By Chad Bessey Blog No Comments on 4 Things You Need to Know About the Land Transfer Tax in Toronto

If you’re thinking of buying a home in Toronto, it’s important to be aware that there will be several costs on top of the actual deposit for the property. Some of these costs will depend on whether you are buying a brand new property or a resale property, and some will be affected by what kind of home you are purchasing. One cost that anyone purchasing a home or business in Toronto should be aware of is land transfer tax. Here are four key things you need to know about it.

1. Toronto has its own land transfer tax

calculator and real estate form

With the exception of Alberta and Saskatchewan, every province of Canada charges home buyers provincial land transfer tax.

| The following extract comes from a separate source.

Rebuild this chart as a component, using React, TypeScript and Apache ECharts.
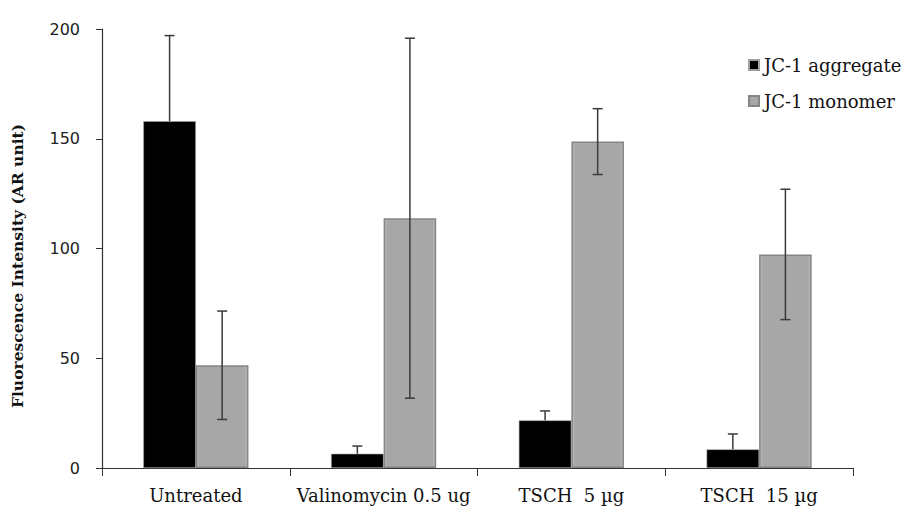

However, home buyers in Toronto are unfortunately required to pay a municipal land transfer tax to the city as well as the provincial tax. Allegedly the purpose of this is to help pay for affordable housing, and currently around 3.8% of Toronto’s budget comes from this particular tax.

2. The amount paid is determined by the price of the property

Both provincial and municipal land transfer taxes are based on the price of the property being purchased. Each portion of the property’s value is taxed at a different rate. The rates are currently the same for both municipal tax and provincial tax, and are as follows:

  • ​0.5% up to and including $55,000
  • ​1% of the value from $55,000.01 - $250,000
  • ​1.5% from $250,000.01 - $400,000
  • ​2% from $400,000 - $2million
  • ​2.5% on any value over $2million, only if the land contains 1-2 single family residences.
housing payment

​​​​​It can be confusing calculating how much tax you will pay, so it is advisable to use one of many online calculators or consult with your lawyer or accountant.

3. You may be entitled to a land transfer tax rebate

tax rebates

Rebates are available, however only for first-time home-buyers who are either a Canadian citizen or permanent resident of Canada. In order to qualify, the buyer must be at least 18 years old and move into the property within 9 months of the sale closing date. Furthermore, in order to be eligible, neither you nor your spouse can have owned a home anywhere else in the world. The time limit to apply for a refund is 18 months from the date of registration, and the maximum refund is $4,000. Other factors and exemptions apply, so it is best to seek legal advice to ensure that you can budget appropriately.

4. The tax is paid on the closing date of the sale

​Land transfer tax is paid on upon the sale closing and must be paid outright. In other words, it cannot be mortgaged. Therefore it is essential to consider the cost in advance and ensure that money is set aside. With high property prices in the city, land transfer tax can be a significant amount of money, and rebates can take some time to process, so it is important not to rely on them.